Türkiye’deki organize sanayi bölgelerinin en çok kafa yorduğu konulardan biri olan fabrika atıkları ve sonrasında yapılan arıtmayla ilgili yeni bir çalışma yapılıyor. Uşak, Bursa, İzmir, Aydın, Manisa, Adana, Sakarya, İstanbul ve Ankara’daki OSB’lere yol gösterici olacak çalışmayla atıklardan 35 farklı hammadde potansiyeli bulunuyor ve farklı sektörlerde kullanımının önü açılıyor. Adana Hacı Sabancı Organize Sanayi Bölgesi'nde (AOSB) faaliyet gösteren 24 tesisin atığında, sanayinin kullanabileceği 35 farklı ham madde potansiyelinin bulunduğu tespit edildi.
HABERİN FOTOĞRAFLARI İÇİN TIKLAYIN
Sanayi ve Teknoloji, Çevre, Şehircilik ve İklim Değişikliği, Enerji ve Tabii Kaynaklar bakanlıkları, Türk Standartları Enstitüsü ve 5 üniversitenin katılımıyla, Türkiye'deki OSB'lerin eko-endüstriyel park olması amacıyla çalışma başlatıldı.Bu kapsamda Adana'daki AOSB pilot bölge seçildi. Buradaki 22 firmaya ait 24 tesisin atığı, enerji tüketimi ve su kullanımı incelendi. Çalışma sonucunda, OSB'nin atığında endüstrinin kullanabileceği 35 farklı ham madde potansiyelinin bulunduğu belirlendi. Ham maddelerin arasında en çok çay posası, çay lifi, meyve küspesi ve sebze atıkları, çinko külü, tufal, kağıt, karton, alçı taşı, tekstil atıkları ve plastik atıklar yer aldı. Bu ham maddelerin tarım, inşaat, enerji ve kimya sektöründe kullanılma durumlarının yüksek olduğu belirtildi. Bu 24 tesisin atığının başka firmalarca değerlendirilmesi halinde yıllık 224 bin 640 ton ham madde tasarrufunun sağlanabileceği kaydedildi.

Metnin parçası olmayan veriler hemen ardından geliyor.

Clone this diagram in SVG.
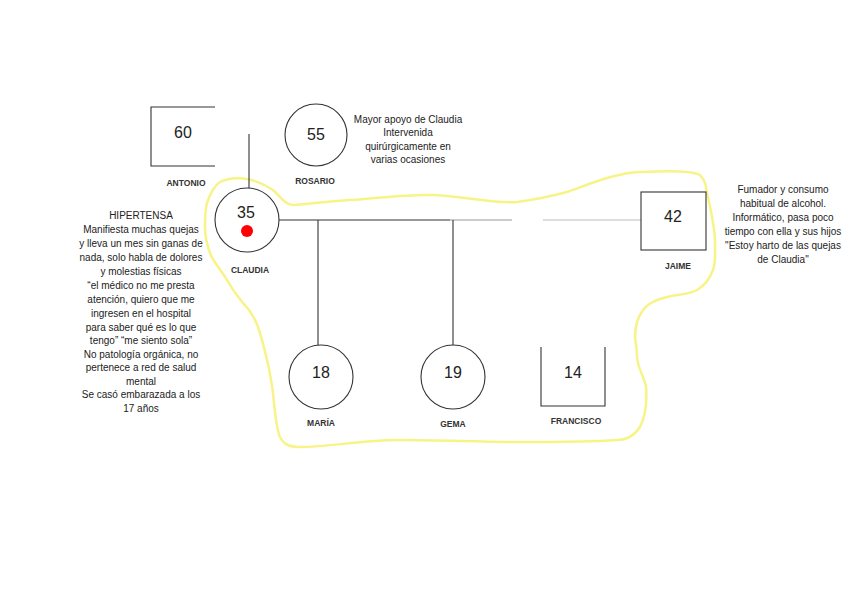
<svg xmlns="http://www.w3.org/2000/svg" width="848" height="599" viewBox="0 0 848 599">
<style>
.sh{fill:none;stroke:#333;stroke-width:1.1}
.num{font-family:"Liberation Sans",Arial,sans-serif;font-size:16px;fill:#222;text-anchor:middle}
.lbl{font-family:"Liberation Sans",Arial,sans-serif;font-size:8.5px;font-weight:bold;fill:#333;text-anchor:middle}
.note{font-family:"Liberation Sans",Arial,sans-serif;font-size:10px;fill:#222;text-anchor:middle}
.ln{stroke:#333;stroke-width:1.1;fill:none}
</style>
<rect width="848" height="599" fill="#fff"/>
<path d="M220,182 C232,176 252,176 273,190 C282,198 284,204 293,205 C310,204 330,201 350,200 C380,198 410,194 433,195 C470,197 495,204 517,202 C540,199 552,196 567,192 C590,184 615,173 640,172 C665,171 690,170 700,175 C706,182 706,186 707,193 C711,210 715,228 715,243 C715,255 716,262 713,270 C709,281 704,286 697,290 C688,295 678,294 667,297 C656,300 648,303 643,310 C637,318 635,326 635,337 C636,345 637,350 637,357 C638,370 645,378 646,387 C647,400 646,415 640,427 C634,436 625,440 617,440 C590,442 550,442 517,442 C480,442 440,440 400,440 C360,440 330,447 300,447 C290,447 284,445 280,437 C276,428 275,412 273,393 C271,378 269,368 267,360 C264,348 262,338 258,327 C254,316 249,309 243,303 C237,296 232,289 227,280 C220,268 213,262 210,253 C206,242 205,236 205,227 C205,218 205,211 207,203 C210,194 214,186 220,182 Z" fill="none" stroke="#f8f387" stroke-width="2.5" stroke-linejoin="round"/>
<g id="connectors">
<line class="ln" x1="249" y1="134" x2="249" y2="188"/>
<line class="ln" x1="279" y1="220" x2="450" y2="220"/>
<line x1="450" y1="220" x2="512" y2="220" stroke="#999" stroke-width="1.1"/>
<line x1="543" y1="220" x2="641" y2="220" stroke="#bbb" stroke-width="1.1"/>
<line class="ln" x1="318" y1="220" x2="318" y2="345"/>
<line class="ln" x1="453" y1="220" x2="453" y2="345"/>
</g>
<g id="antonio">
<path class="sh" d="M215,107 H151 V166 H215"/>
<text class="num" x="183" y="138">60</text>
<text class="lbl" x="186" y="186">ANTONIO</text>
</g>
<g id="rosario">
<circle class="sh" cx="316" cy="135" r="31"/>
<text class="num" x="316" y="140">55</text>
<text class="lbl" x="315" y="184" font-weight="normal">ROSARIO</text>
</g>
<g id="rosario-note">
<text class="note" x="408" y="123">Mayor apoyo de Claudia</text>
<text class="note" x="408" y="136">Intervenida</text>
<text class="note" x="408" y="150">quirúrgicamente en</text>
<text class="note" x="408" y="163">varias ocasiones</text>
</g>
<g id="claudia">
<circle class="sh" cx="247" cy="220" r="32"/>
<text class="num" x="246" y="218">35</text>
<circle cx="247" cy="231" r="6" fill="#f00"/>
<text class="lbl" x="250" y="273" font-weight="normal">CLAUDIA</text>
</g>
<g id="claudia-note">
<text class="note" x="141" y="219">HIPERTENSA</text>
<text class="note" x="141" y="233">Manifiesta muchas quejas</text>
<text class="note" x="141" y="247">y lleva un mes sin ganas de</text>
<text class="note" x="141" y="261">nada, solo habla de dolores</text>
<text class="note" x="141" y="275">y molestias físicas</text>
<text class="note" x="141" y="289">“el médico no me presta</text>
<text class="note" x="141" y="303">atención, quiero que me</text>
<text class="note" x="141" y="317">ingresen en el hospital</text>
<text class="note" x="141" y="331">para saber qué es lo que</text>
<text class="note" x="141" y="344">tengo” “me siento sola”</text>
<text class="note" x="141" y="358">No patología orgánica, no</text>
<text class="note" x="141" y="371">pertenece a red de salud</text>
<text class="note" x="141" y="385">mental</text>
<text class="note" x="141" y="398">Se casó embarazada a los</text>
<text class="note" x="141" y="412">17 años</text>
</g>
<g id="jaime">
<rect class="sh" x="641" y="192" width="65" height="58"/>
<text class="num" x="673" y="222">42</text>
<text class="lbl" x="678" y="269" font-weight="normal">JAIME</text>
</g>
<g id="jaime-note">
<text class="note" x="783" y="193">Fumador y consumo</text>
<text class="note" x="783" y="207">habitual de alcohol.</text>
<text class="note" x="783" y="221">Informático, pasa poco</text>
<text class="note" x="783" y="235">tiempo con ella y sus hijos</text>
<text class="note" x="783" y="249">"Estoy harto de las quejas</text>
<text class="note" x="783" y="263">de Claudia"</text>
</g>
<g id="maria">
<circle class="sh" cx="321" cy="377" r="32"/>
<text class="num" x="321" y="378">18</text>
<text class="lbl" x="321" y="426">MARÍA</text>
</g>
<g id="gema">
<circle class="sh" cx="453" cy="377" r="32"/>
<text class="num" x="453" y="378">19</text>
<text class="lbl" x="453" y="427">GEMA</text>
</g>
<g id="francisco">
<path class="sh" d="M541,347 V406 H605 V347"/>
<text class="num" x="573" y="378">14</text>
<text class="lbl" x="576" y="424" font-weight="normal">FRANCISCO</text>
</g>
</svg>
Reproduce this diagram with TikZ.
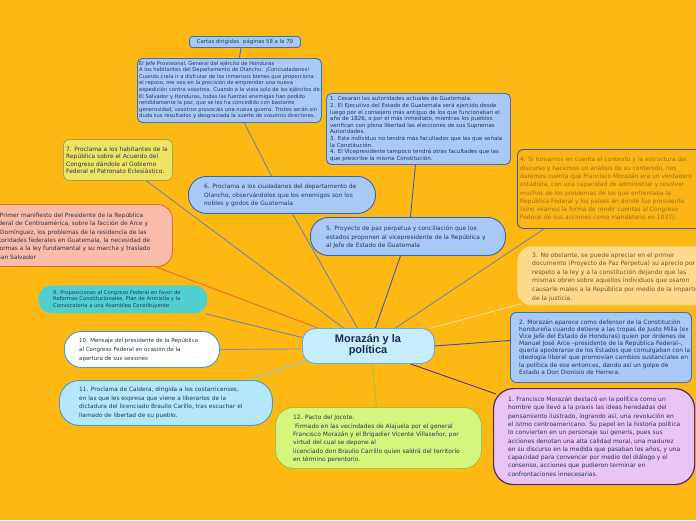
\documentclass[tikz,border=0pt]{standalone}
\usepackage{fontspec}
\setmainfont{DejaVu Sans}
\newfontfamily\titlefont{Liberation Sans}
\pgfdeclarelayer{bgl}
\pgfdeclarelayer{edges}
\pgfsetlayers{bgl,edges,main}
\definecolor{bgor}{HTML}{FDB813}
\definecolor{ink}{HTML}{263556}
\definecolor{cink}{HTML}{1A2A55}
\definecolor{lblue}{HTML}{A9CAF6}
\definecolor{lblueb}{HTML}{3C6CCB}
\definecolor{dblueb}{HTML}{2F62C4}
\definecolor{cfill}{HTML}{C9EEFB}
\definecolor{cbord}{HTML}{62AEDD}
\definecolor{ffour}{HTML}{FBB516}
\definecolor{dfour}{HTML}{3D5D8E}
\definecolor{tfour}{HTML}{93741A}
\definecolor{fthree}{HTML}{FFDA8C}
\definecolor{tthree}{HTML}{6B5A2E}
\definecolor{fone}{HTML}{EBC4F6}
\definecolor{done}{HTML}{4B2A6E}
\definecolor{ftwelve}{HTML}{D6F57C}
\definecolor{dtwelve}{HTML}{9CC43C}
\definecolor{feleven}{HTML}{B6E6FA}
\definecolor{deleven}{HTML}{3D9AE0}
\definecolor{fnine}{HTML}{4FCFD0}
\definecolor{feight}{HTML}{F9BCA8}
\definecolor{deight}{HTML}{F2662E}
\definecolor{fseven}{HTML}{EEE462}
\definecolor{dseven}{HTML}{A8A250}
\definecolor{eslate}{HTML}{6F88A8}
\definecolor{eorange}{HTML}{F0683A}
\definecolor{egray}{HTML}{8E94A6}
\definecolor{elight}{HTML}{86C6EA}
\definecolor{egreen}{HTML}{B4BE44}
\definecolor{epurple}{HTML}{5A2C84}
\definecolor{edblue}{HTML}{3454A4}
\definecolor{epale}{HTML}{FFDE96}
\definecolor{eblue}{HTML}{3A5CC2}
\tikzset{
  fs/.style 2 args={font=\fontsize{#1pt}{#2pt}\selectfont},
  box/.style={anchor=north west, inner sep=0pt, line width=0.9pt},
  txt/.style={anchor=west, align=left, inner sep=0pt, text=ink},
  conn/.style={line width=0.9pt},
}
\begin{document}
\begin{tikzpicture}[x=1pt,y=-1pt]
\useasboundingbox (0,0) rectangle (696,520);
\begin{pgfonlayer}{bgl}
\fill[bgor] (0,0) rectangle (696,520);
\end{pgfonlayer}
\begin{scope}
\clip (0,0) rectangle (696,520);
% boxes
\node[box, fill=lblue, draw=lblueb, rounded corners=3pt, minimum width=111pt, minimum height=11pt, text=ink, fs={5.4}{6}] (cartas) at (189,36) {Cartas dirigidas. páginas 58 a la 79};
\node[box, fill=lblue, draw=lblueb, rounded corners=5pt, minimum width=184pt, minimum height=64pt] (jefe) at (137,58) {};
\node[box, fill=lblue, draw=lblueb, rounded corners=5pt, minimum width=184pt, minimum height=71pt] (list) at (326,93) {};
\node[box, fill=ffour, draw=dfour, rounded corners=6pt, minimum width=200pt, minimum height=79pt] (b4) at (517,149) {};
\node[box, fill=fthree, rounded corners=14pt, minimum width=200pt, minimum height=59pt] (b3) at (517,246) {};
\node[box, fill=lblue, draw=lblueb, rounded corners=6pt, minimum width=181pt, minimum height=70pt] (b2) at (510,312) {};
\node[box, fill=fone, draw=done, line width=1.2pt, rounded corners=20pt, minimum width=201pt, minimum height=96pt] (b1) at (493,388) {};
\node[box, fill=ftwelve, draw=dtwelve, rounded corners=18pt, minimum width=206pt, minimum height=61pt] (b12) at (275,407) {};
\node[box, fill=feleven, draw=deleven, rounded corners=20pt, minimum width=213pt, minimum height=45pt] (b11) at (59,380) {};
\node[box, fill=white, draw=deleven, rounded corners=17pt, minimum width=155pt, minimum height=36pt] (b10) at (64,331) {};
\node[box, fill=fnine, rounded corners=13pt, minimum width=169pt, minimum height=28pt] (b9) at (38,285) {};
\node[box, fill=feight, draw=deight, rounded corners=15pt, minimum width=202pt, minimum height=62pt] (b8) at (-30,204) {};
\node[box, fill=fseven, draw=dseven, rounded corners=6pt, minimum width=109pt, minimum height=41pt] (b7) at (63,139) {};
\node[box, fill=lblue, draw=dblueb, rounded corners=18pt, minimum width=187pt, minimum height=37pt] (b6) at (188,176) {};
\node[box, fill=lblue, draw=dblueb, rounded corners=18pt, minimum width=195pt, minimum height=38pt] (b5) at (310,217) {};
\node[box, fill=cfill, draw=cbord, rounded corners=13pt, minimum width=132pt, minimum height=35pt] (c) at (302,328) {};
% texts
\node[txt, fs={5.2}{6.6}] (jefet) at (139,90) {El Jefe Provisional, General del ejército de Honduras\\A los habitantes del Departamento de Olancho: ¡Conciudadanos!\\Cuando creía ir a disfrutar de los inmensos bienes que proporciona\\el reposo, me veo en la precisión de emprender una nueva\\expedición contra vosotros. Cuando a la vista solo de los ejércitos de\\El Salvador y Honduras, todas las fuerzas enemigas han pedido\\rendidamente la paz, que se les ha concedido con bastante\\generosidad, vosotros provocáis una nueva guerra. Tristes serán sin\\duda sus resultados y desgraciada la suerte de vosotros directores.};
\node[txt, fs={5.5}{6.6}] (listt) at (330,129) {1. Cesarán las autoridades actuales de Guatemala.\\2. El Ejecutivo del Estado de Guatemala será ejercido desde\\luego por el consejero más antiguo de los que funcionaban el\\año de 1826, o por el más inmediato, mientras los pueblos\\verifican con plena libertad las elecciones de sus Supremas\\Autoridades.\\3. Este individuo no tendrá más facultades que las que señala\\la Constitución.\\4. El Vicepresidente tampoco tendrá otras facultades que las\\que prescribe la misma Constitución.};
\node[txt, text=tfour, fs={5.95}{8.3}] (b4t) at (520,189) {4. Si tomamos en cuenta el contexto y la estructura del\\discurso y hacemos un análisis de su contenido, nos\\daremos cuenta que Francisco Morazán era un verdadero\\estadista, con una capacidad de administrar y resolver\\muchos de los problemas de los que enfrentaba la\\República Federal y los países en donde fue presidente\\(sino veamos la forma de rendir cuentas al Congreso\\Federal de sus acciones como mandatario en 1837).};
\node[txt, text=tthree, fs={6.05}{8.6}] (b3t) at (532,277) {3. No obstante, se puede apreciar en el primer\\documento (Proyecto de Paz Perpetua) su aprecio por\\respeto a la ley y a la constitución dejando que las\\mismas obren sobre aquellos individuos que osaron\\causarle males a la República por medio de la impartición\\de la justicia.};
\node[txt, fs={5.95}{7.1}] (b2t) at (519,347) {2. Morazán aparece como defensor de la Constitución\\hondureña cuando detiene a las tropas de Justo Milla (ex\\Vice Jefe del Estado de Honduras) quien por órdenes de\\Manuel José Arce –presidente de la República Federal–,\\quería apoderarse de los Estados que comulgaban con la\\ideología liberal que promovían cambios sustanciales en\\la política de ese entonces, dando así un golpe de\\Estado a Don Dionisio de Herrera.};
\node[txt, fs={6.0}{8.3}] (b1t) at (508,436.5) {1. Francisco Morazán destacó en la política como un\\hombre que llevó a la praxis las ideas heredadas del\\pensamiento ilustrado, logrando así, una revolución en\\el istmo centroamericano. Su papel en la historia política\\lo convierten en un personaje sui generis, pues sus\\acciones denotan una alta calidad moral, una madurez\\en su discurso en la medida que pasaban los años, y una\\capacidad para convencer por medio del diálogo y el\\consenso, acciones que pudieron terminar en\\confrontaciones innecesarias.};
\node[txt, fs={5.95}{8.4}] (b12t) at (293,439) {12. Pacto del Jocote.\\\hspace*{2pt}Firmado en las vecindades de Alajuela por el general\\Francisco Morazán y el Brigadier Vicente Villaseñor, por\\virtud del cual se depone al\\licenciado don Braulio Carrillo quien saldrá del territorio\\en término perentorio.};
\node[txt, fs={5.85}{8.5}] (b11t) at (79,403) {11. Proclama de Caldera, dirigida a los costarricenses,\\en las que les expresa que viene a liberarlos de la\\dictadura del licenciado Braulio Carillo, tras escuchar el\\llamado de libertad de su pueblo.};
\node[txt, fs={5.5}{8.7}] (b10t) at (79,350) {10. Mensaje del presidente de la República\\al Congreso Federal en ocasión de la\\apertura de sus sesiones};
\node[txt, fs={5.2}{6.7}] (b9t) at (53,299.3) {9. Proposiciones al Congreso Federal en favor de\\Reformas Constitucionales, Plan de Amnistía y la\\Convocatoria a una Asamblea Constituyente};
\node[txt, fs={5.9}{8.4}] (b8t) at (-8.5,236) {8. Primer manifiesto del Presidente de la República\\Federal de Centroamérica, sobre la facción de Arce y\\\hspace*{8.5pt}Domínguez, los problemas de la residencia de las\\autoridades federales en Guatemala, la necesidad de\\reformas a la ley fundamental y su marcha y traslado\\a San Salvador};
\node[txt, fs={5.95}{7.6}] (b7t) at (66,160.3) {7. Proclama a los habitantes de la\\República sobre el Acuerdo del\\Congreso dándole al Gobierno\\Federal el Patronato Eclesiástico.};
\node[txt, fs={5.95}{8.6}] (b6t) at (204,195.7) {6. Proclama a los ciudadanos del departamento de\\Olancho, observándoles que los enemigos son los\\nobles y godos de Guatemala};
\node[txt, fs={5.95}{8.5}] (b5t) at (326,237.5) {5. Proyecto de paz perpetua y conciliación que los\\estados proponen al vicepresidente de la República y\\al Jefe de Estado de Guatemala};
\node[anchor=center, align=center, inner sep=0pt, text=cink, font=\titlefont\bfseries\fontsize{11}{11}\selectfont] (ct) at (368,345.5) {Morazán y la\\política};
\end{scope}
\begin{pgfonlayer}{edges}
\draw[conn, lblueb] ([xshift=-4pt]cartas.south) -- ([xshift=10pt]jefe.north);
\draw[conn, eslate] ([xshift=15pt]jefe.south) -- ([xshift=-10.5pt]b6.north);
\draw[conn, eblue] ([xshift=-3pt]list.south) -- ([xshift=2.5pt]b5.north);
\draw[conn, eslate] ([xshift=10.5pt]b6.south) -- ([xshift=-11pt]c.north);
\draw[conn, eslate] ([xshift=28.5pt]b7.south) -- ([xshift=-25pt]c.north);
\draw[conn, eorange] ([xshift=84.5pt]b8.south) -- ([xshift=16pt]c.north west);
\draw[conn, eslate] ([xshift=-2pt]b9.south east) -- ([yshift=8.5pt]c.west);
\draw[conn, egray] (b10.east) -- ([yshift=-3pt]c.west);
\draw[conn, elight] ([xshift=82.5pt]b11.north) -- ([xshift=4pt,yshift=3pt]c.south west);
\draw[conn, egreen] ([xshift=-2pt]b12.north) -- ([xshift=4pt]c.south);
\draw[conn, epurple] ([xshift=3pt,yshift=-6pt]b1.north west) -- ([xshift=42pt]c.south);
\draw[conn, edblue] ([yshift=7pt]b2.west) -- (c.east);
\draw[conn, epale] ([xshift=4pt,yshift=2pt]b3.south west) -- ([xshift=-4pt]c.north east);
\draw[conn, eslate] ([xshift=27pt]b4.south west) -- ([xshift=27pt]c.north);
\draw[conn, eblue] ([xshift=-7.5pt]b5.south) -- ([xshift=7pt]c.north);
\end{pgfonlayer}
\end{tikzpicture}
\end{document}
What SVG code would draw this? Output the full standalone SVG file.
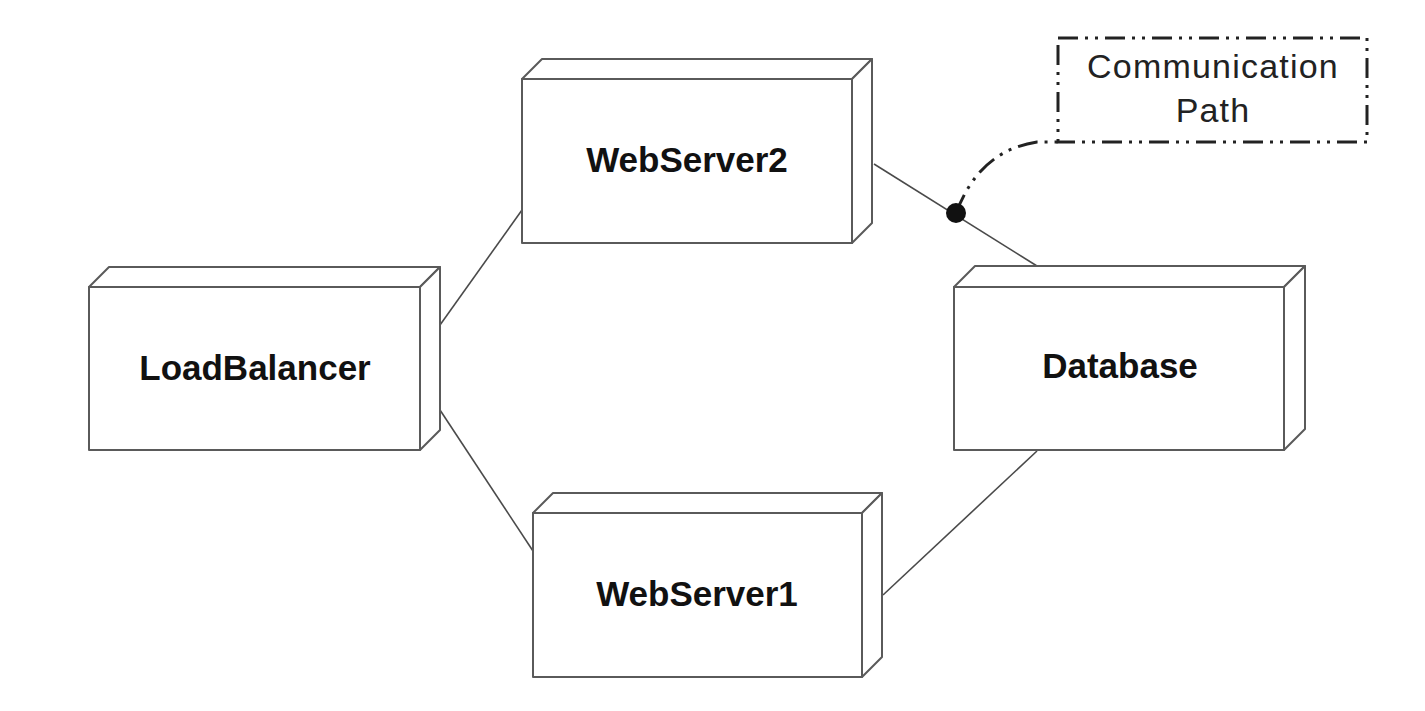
<svg xmlns="http://www.w3.org/2000/svg" width="1425" height="711" viewBox="0 0 1425 711">
<style>
.face{fill:#fff;stroke:#5a5a5a;stroke-width:2;stroke-linejoin:round}
.lbl{font-family:"Liberation Sans",Arial,sans-serif;font-weight:bold;font-size:35px;fill:#111;text-anchor:middle}
.note{font-family:"Liberation Sans",Arial,sans-serif;font-size:34px;letter-spacing:1.2px;fill:#222;text-anchor:middle}
.conn{fill:none;stroke:#4a4a4a;stroke-width:1.6}
.dash{fill:none;stroke:#222;stroke-width:3;stroke-dasharray:20 7 3 7 3 7}
</style>
<rect width="1425" height="711" fill="#fff"/>
<g id="connectors">
<line class="conn" x1="440" y1="325" x2="522" y2="210"/>
<line class="conn" x1="440" y1="410" x2="533" y2="551"/>
<line class="conn" x1="874" y1="164" x2="1037" y2="266"/>
<line class="conn" x1="883" y1="595" x2="1037" y2="451"/>
</g>
<g id="LoadBalancer">
<path class="face" d="M89,287 L109,267 L440,267 L420,287 Z"/>
<path class="face" d="M420,287 L440,267 L440,430 L420,450 Z"/>
<rect class="face" x="89" y="287" width="331" height="163"/>
<text class="lbl" x="255" y="380">LoadBalancer</text>
</g>
<g id="WebServer2">
<path class="face" d="M522,79 L542,59 L872,59 L852,79 Z"/>
<path class="face" d="M852,79 L872,59 L872,223 L852,243 Z"/>
<rect class="face" x="522" y="79" width="330" height="164"/>
<text class="lbl" x="687" y="172">WebServer2</text>
</g>
<g id="WebServer1">
<path class="face" d="M533,513 L553,493 L882,493 L862,513 Z"/>
<path class="face" d="M862,513 L882,493 L882,657 L862,677 Z"/>
<rect class="face" x="533" y="513" width="329" height="164"/>
<text class="lbl" x="697" y="606">WebServer1</text>
</g>
<g id="Database">
<path class="face" d="M954,287 L975,266 L1305,266 L1284,287 Z"/>
<path class="face" d="M1284,287 L1305,266 L1305,429 L1284,450 Z"/>
<rect class="face" x="954" y="287" width="330" height="163"/>
<text class="lbl" x="1120" y="378">Database</text>
</g>
<g id="note">
<rect class="dash" x="1058" y="38" width="309" height="104" fill="#fff"/>
<text class="note" x="1213" y="78">Communication</text>
<text class="note" x="1213" y="122">Path</text>
</g>
<g id="note-link">
<path class="dash" d="M956,213 C966,188 985,150 1037,142 L1058,142"/>
<circle cx="956" cy="213" r="10" fill="#111"/>
</g>
</svg>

KAYNAKLARIN VERİMLİ KULLANIMI ÇEVREYE VERİLECEK ZARARLARI AZALTIYOR
Projenin döngüsel ekonomi ve endüstriyel simbiyoz iş paketi sorumlusu İzmir Yüksek Teknoloji Enstitüsü Mühendislik Fakültesi Çevre Mühendisliği Bölümü Dr. Öğr. Üyesi Mehmet Ali Küçüker, kaynakların dikkatli kullanılmasının dünya ve insanlık için önemli olduğunu söyledi. Dünya Limit Aşım Günü'nün geçen sene 1 Ağustos'a denk geldiğini, yani dünyanın 2024 doğal kaynaklarını geçen yıl 1 Ağustos'ta tükettiğini hatırlatan Küçüker, yılın kalan zamanında 2025'in kaynaklarının kullanıldığını belirtti.
Küçüker, kaynakların verimli kullanımının çevre üzerinde olumsuz etkileri azalttığını vurgulayarak, atıklardan elde edilen ham maddeler sayesinde karbondioksit salınımının da azaldığını dile getirdi.
DÜNYADAKİ EN BÜYÜK KARBONDİYOKSİT EMİSYONU HAM MADDE ÜRETİMİ SIRASINDA GERÇEKLEŞİYOR
Endüstriyel simbiyozun, bir fabrikanın veya bir işletmenin atıklarının başka bir fabrikanın ham maddesi olarak değerlendirmesi veya o fabrikanın bir olanağının başka bir firma tarafından kullanılabilmesi anlamına geldiğini ifade eden Küçüker, şöyle konuştu: "Atıkların başka bir fabrikanın ham maddesi olarak kullanılmasıyla daha az ham madde ihtiyacı doğacaktır ve bundan dolayı dünyadaki kaynaklarımız daha az kullanılacaktır. Projemizde 22 firma içerisinde yaptığımız çalışmalar sonucunda 35 endüstriyel simbiyoz örneği tespit ettik. Bu 35 endüstriyel simbiyoz eğer gerçekleşmiş olsaydı yaklaşık 225 bin ton ham madde kullanımında azalma sağlanabilecekti. Firmalarımızla bunları paylaştık, gerekli altyapıları oluşturacaklar. Ham madde üretilirken çok fazla enerji tüketiliyor. Dünyadaki en büyük karbondioksit emisyonları ham madde üretimi sırasında gerçekleşiyor." Küçüker, projede elde ettikleri verileri ilgili bakanlık ve kurumlarla paylaştıklarını sözlerine ekledi.